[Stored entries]

###

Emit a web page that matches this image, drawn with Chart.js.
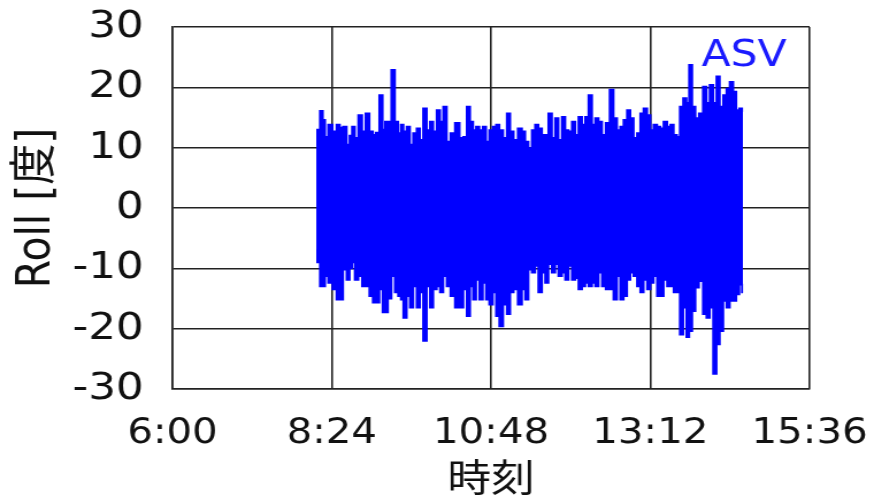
<!DOCTYPE html>
<html lang="ja">
<head>
<meta charset="utf-8">
<title>Roll</title>
<script src="https://cdn.jsdelivr.net/npm/chart.js@4.4.1/dist/chart.umd.min.js"></script>
<style>
  html, body { margin: 0; padding: 0; background: #fff; overflow: hidden; }
  #wrap { width: 874px; height: 496px; }
  /* 横長に引き伸ばした図なので canvas を横方向に拡大する */
  #chart { transform: scaleX(1.15); transform-origin: 0 0; }
</style>
</head>
<body>
<div id="wrap"><canvas id="chart" width="760" height="496"></canvas></div>
<script>
// ──────────────── データ ────────────────
// 時刻 [分, 0:00 起点]、区間ごとの最大・最小ロール角 [度]
const times = [
  490.0, 491.8, 494.9, 496.8, 499.0, 502.6, 506.7, 509.9, 512.6, 515.8, 519.0, 521.2, 523.5, 526.2, 529.8, 533.0, 536.2, 539.8, 542.5, 545.2, 548.8, 551.1,
  553.4, 556.1, 559.7, 562.4, 565.6, 567.4, 570.1, 573.3, 576.0, 579.2, 582.3, 585.1, 588.2, 591.4, 594.1, 597.3, 600.5, 603.2, 606.4, 609.5, 613.1, 617.7,
  621.3, 624.5, 627.6, 630.4, 633.1, 635.8, 639.0, 642.1, 644.8, 648.0, 651.2, 653.9, 657.1, 660.7, 663.9, 666.6, 670.2, 674.3, 677.5, 680.2, 683.3, 686.5,
  689.2, 692.4, 695.6, 698.3, 701.4, 704.6, 707.3, 710.5, 713.7, 716.4, 719.6, 722.7, 725.5, 728.6, 731.8, 734.5, 737.7, 740.8, 743.6, 746.7, 749.9, 753.5,
  757.1, 760.3, 763.5, 766.2, 769.4, 772.5, 775.3, 778.4, 781.6, 784.3, 787.5, 790.7, 793.4, 796.5, 799.7, 802.4, 805.6, 808.8, 811.5, 814.7, 817.4,
  820.1, 823.3, 826.0, 828.2, 831.4, 834.1, 837.8, 841.4, 844.1, 847.3, 850.4, 853.2, 856.3, 859.5, 862.2, 865.4, 868.5, 870.8, 874.0, 875.8
];
const rollMax = [
  10.5, 13, 16.1, 14.6, 11.8, 13.8, 12.7, 13.8, 13.3, 13.5, 10.5, 12, 13.5, 11.6, 15.4, 12.7, 15.7, 12.7, 12.1, 12.5, 18.7, 13,
  14.3, 14.3, 22.9, 14.3, 12.4, 13.8, 12.7, 13.5, 10.5, 12.4, 13.2, 11.3, 16.5, 12.9, 14.3, 12.7, 16.2, 14.3, 16.8, 11, 12.4, 14.1,
  11.6, 11.8, 16.8, 14.3, 12.9, 13.5, 12.9, 13.5, 11, 12.9, 13.5, 13.8, 12.9, 11.6, 15.7, 12.7, 11.3, 13.2, 12.7, 11, 9.9, 12.9,
  13.8, 13.2, 12.1, 12.1, 15.7, 11.6, 14.9, 11.3, 15.1, 12.9, 12.7, 14.3, 12.1, 15.1, 13.8, 15.1, 18.7, 13.8, 14.9, 14.3, 12.1, 14.1,
  19.6, 14.9, 12.9, 13.5, 14.6, 16.2, 14.9, 11.6, 12.4, 15.7, 16.5, 15.4, 12.9, 13.8, 13.5, 13.2, 14.3, 13.5, 13.8, 12.1, 11.8,
  16.8, 18.2, 17.4, 23.7, 16.8, 14.9, 15.7, 20.1, 17.4, 20.4, 17.4, 21.8, 16.8, 18.7, 19.8, 20.9, 19.3, 16.2, 16.5, 16
];
const rollMin = [
  -7, -9, -13, -13, -11.3, -12.4, -13.5, -15.2, -15.2, -10.2, -11.9, -10, -9, -11.9, -11.3, -13, -13, -14.6, -15.7, -15.7, -13.5, -17.3,
  -17.3, -15, -11.3, -14, -14.6, -15.2, -18.2, -14.6, -16.5, -13, -16.5, -14, -22, -13, -16.5, -13.5, -13, -14, -11.3, -13, -14.6, -16.5,
  -16.5, -13.5, -17.9, -13, -15.2, -11.9, -15.2, -12.4, -15.2, -16, -14, -17.9, -19.6, -16, -17.6, -14, -13.5, -16, -13.5, -15.2, -10.2, -10.7,
  -9.6, -14, -10.7, -12.4, -9.3, -10.7, -9.3, -11.3, -10.7, -11.9, -9.6, -11.9, -11.6, -13.5, -13, -12.4, -13, -12.4, -13, -10.7, -13, -13.5,
  -13.5, -15.2, -11.3, -15.2, -14.6, -11.9, -10.7, -11.3, -13, -14, -11.9, -13.5, -12.4, -11.3, -14.6, -14.6, -11.9, -13, -13, -14, -14,
  -21, -16.5, -21.4, -20.4, -17.1, -13.2, -12.1, -17.6, -18.2, -16.5, -27.5, -22.6, -20.4, -15.4, -16.5, -15.4, -15.4, -14.3, -12.7, -14
];

// 軸の範囲と目盛
const xMin = 360, xMax = 936, xStep = 144;   // 6:00 〜 15:36、2:24 刻み
const yMin = -30, yMax = 30, yStep = 10;
const seriesLabel = 'ASV';

// ──────────────── 描画 ────────────────
// 上側・下側の包絡線を階段状に描き、その間を塗りつぶして振動の帯にする
const upper = times.map((t, i) => ({ x: t, y: rollMax[i] }));
const lower = times.map((t, i) => ({ x: t, y: rollMin[i] }));

const fmtTime = v => `${Math.floor(v / 60)}:${String(v % 60).padStart(2, '0')}`;
const FONT = 'DejaVu Sans, "Noto Sans CJK JP", sans-serif';
const BLUE = '#0000ff';

// 右上に系列名を書く
const seriesName = {
  id: 'seriesName',
  afterDraw(chart) {
    const { ctx, chartArea } = chart;
    ctx.save();
    ctx.font = '37px ' + FONT;
    ctx.fillStyle = '#1a1aff';
    ctx.textAlign = 'right';
    ctx.textBaseline = 'middle';
    ctx.fillText(seriesLabel, chartArea.right - 20, chartArea.top + 29);
    ctx.restore();
  }
};

// 目盛ラベルを軸から離すための見えない目盛線
// (ticks.padding だと描画領域の余白まで増えてしまう)
const hiddenTicks = len => ({ color: '#222', lineWidth: 1.6, drawTicks: true, tickLength: len, tickColor: 'rgba(0,0,0,0)' });

new Chart(document.getElementById('chart'), {
  type: 'line',
  data: {
    datasets: [{
      label: seriesLabel,
      data: upper,
      borderColor: BLUE,
      backgroundColor: BLUE,
      borderWidth: 1.8,
      pointRadius: 0,
      stepped: 'middle',
      fill: '+1'
    }, {
      label: seriesLabel + ' min',
      data: lower,
      borderColor: BLUE,
      backgroundColor: BLUE,
      borderWidth: 1.8,
      pointRadius: 0,
      stepped: 'middle',
      fill: false
    }]
  },
  options: {
    responsive: false,
    animation: false,
    layout: { padding: { top: 27, right: 56, left: 0, bottom: 0 } },
    plugins: { legend: { display: false }, tooltip: { enabled: false } },
    scales: {
      x: {
        type: 'linear',
        min: xMin, max: xMax,
        afterFit: s => { s.height = 107; },
        ticks: {
          stepSize: xStep,
          color: '#111',
          font: { family: FONT, size: 35 },
          padding: 0,
          maxRotation: 0,
          callback: v => fmtTime(v)
        },
        grid: hiddenTicks(24),
        border: { color: '#222', width: 1.6 },
        title: {
          display: true,
          text: '時刻',
          color: '#111',
          font: { family: FONT, size: 38 },
          padding: { top: 0, bottom: -8 }
        }
      },
      y: {
        min: yMin, max: yMax,
        afterFit: s => { s.width = 150; },
        ticks: {
          stepSize: yStep,
          color: '#111',
          font: { family: FONT, size: 38 },
          padding: 0
        },
        grid: hiddenTicks(25),
        border: { color: '#222', width: 1.6 },
        title: {
          display: true,
          text: 'Roll [度]',
          color: '#111',
          font: { family: FONT, size: 41 },
          padding: { top: 8, bottom: 0 }
        }
      }
    }
  },
  plugins: [seriesName]
});
</script>
</body>
</html>
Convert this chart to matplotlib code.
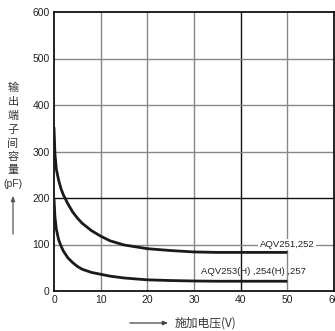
import matplotlib
matplotlib.use("Agg")
import matplotlib.pyplot as plt

plt.rcParams['font.family'] = ['Liberation Sans', 'Noto Sans CJK SC', 'DejaVu Sans']

# data
voltage = [0, 0.2, 0.5, 1, 1.5, 2, 3, 4, 5, 6, 8, 10, 12, 15, 20, 25, 30, 35, 40, 45, 50]
cap_251_252 = [352, 295, 262, 238, 220, 207, 187, 170, 157, 146, 130, 118, 108, 99, 91, 87, 84, 83, 83, 83, 83]
cap_253_254_257 = [198, 160, 133, 110, 97, 86, 71, 61, 53, 47, 40, 36, 32, 28, 24, 22.5, 21.5, 21, 21, 21, 21]

xticks = [0, 10, 20, 30, 40, 50, 60]
yticks = [0, 100, 200, 300, 400, 500, 600]
label_upper = "AQV251,252"
label_lower = "AQV253(H) ,254(H) ,257"
ylabel_chars = ["输", "出", "端", "子", "间", "容", "量"]
ylabel_unit = "(pF)"
xlabel_text = "施加电压(V)"

W, H = 335, 331
fig = plt.figure(figsize=(W / 100, H / 100), dpi=100)
ax = fig.add_axes([54 / W, 1 - 291 / H, (334 - 54) / W, (291 - 12) / H])

ax.set_xlim(0, 60)
ax.set_ylim(0, 600)
ax.set_xticks(xticks)
ax.set_yticks(yticks)
ax.tick_params(length=0, labelsize=7.5, colors='#222222', pad=3)
for s in ax.spines.values():
    s.set_linewidth(1.3)
    s.set_color('#111111')

for xv in xticks[1:-1]:
    ax.axvline(xv, color='#111111' if xv == 40 else '#888888', lw=1.0, zorder=1)
for yv in yticks[1:-1]:
    ax.axhline(yv, color='#111111' if yv == 200 else '#888888', lw=1.0, zorder=1)

ax.plot(voltage, cap_251_252, color='#1a1a1a', lw=2.0, zorder=3, solid_capstyle='butt')
ax.plot(voltage, cap_253_254_257, color='#1a1a1a', lw=2.0, zorder=3, solid_capstyle='butt')

ax.text(55.8, 100, label_upper, ha='right', va='center', fontsize=6.8, color='#222222',
        bbox=dict(facecolor='white', edgecolor='none', pad=1.0), zorder=4)
ax.text(54.0, 42, label_lower, ha='right', va='center', fontsize=6.8, color='#222222',
        zorder=4)

# vertical y label
cjk = ['Noto Sans CJK SC', 'DejaVu Sans']
ys = [88, 102, 116, 130, 144, 157, 170]
for ch, yp in zip(ylabel_chars, ys):
    fig.text(13 / W, 1 - yp / H, ch, ha='center', va='center', fontsize=8,
             color='#333333', family=cjk)
fig.text(13 / W, 1 - 184 / H, ylabel_unit, ha='center', va='center', fontsize=7.5, color='#333333')
fig.patches.append(matplotlib.patches.FancyArrowPatch(
    (13 / W, 1 - 237 / H), (13 / W, 1 - 193 / H), transform=fig.transFigure,
    arrowstyle='-|>,head_length=3,head_width=1.2', color='#555555', lw=0.9, mutation_scale=1))

# x label
fig.patches.append(matplotlib.patches.FancyArrowPatch(
    (127 / W, 1 - 323 / H), (171 / W, 1 - 323 / H), transform=fig.transFigure,
    arrowstyle='-|>,head_length=3,head_width=1.2', color='#444444', lw=0.9, mutation_scale=1))
fig.text(175 / W, 1 - 323 / H, xlabel_text, ha='left', va='center', fontsize=8.5,
         color='#333333', family=['Noto Sans CJK SC', 'Liberation Sans'])

fig.savefig("out.png", dpi=100)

###

* [What you are asked to do] Search the records for the string "matplotlib" and return every line in which it occurs.

* [Finished answer]
Convert this chart to matplotlib code.
import matplotlib
matplotlib.use("Agg")
import matplotlib.pyplot as plt
fig.patches.append(matplotlib.patches.FancyArrowPatch(
fig.patches.append(matplotlib.patches.FancyArrowPatch(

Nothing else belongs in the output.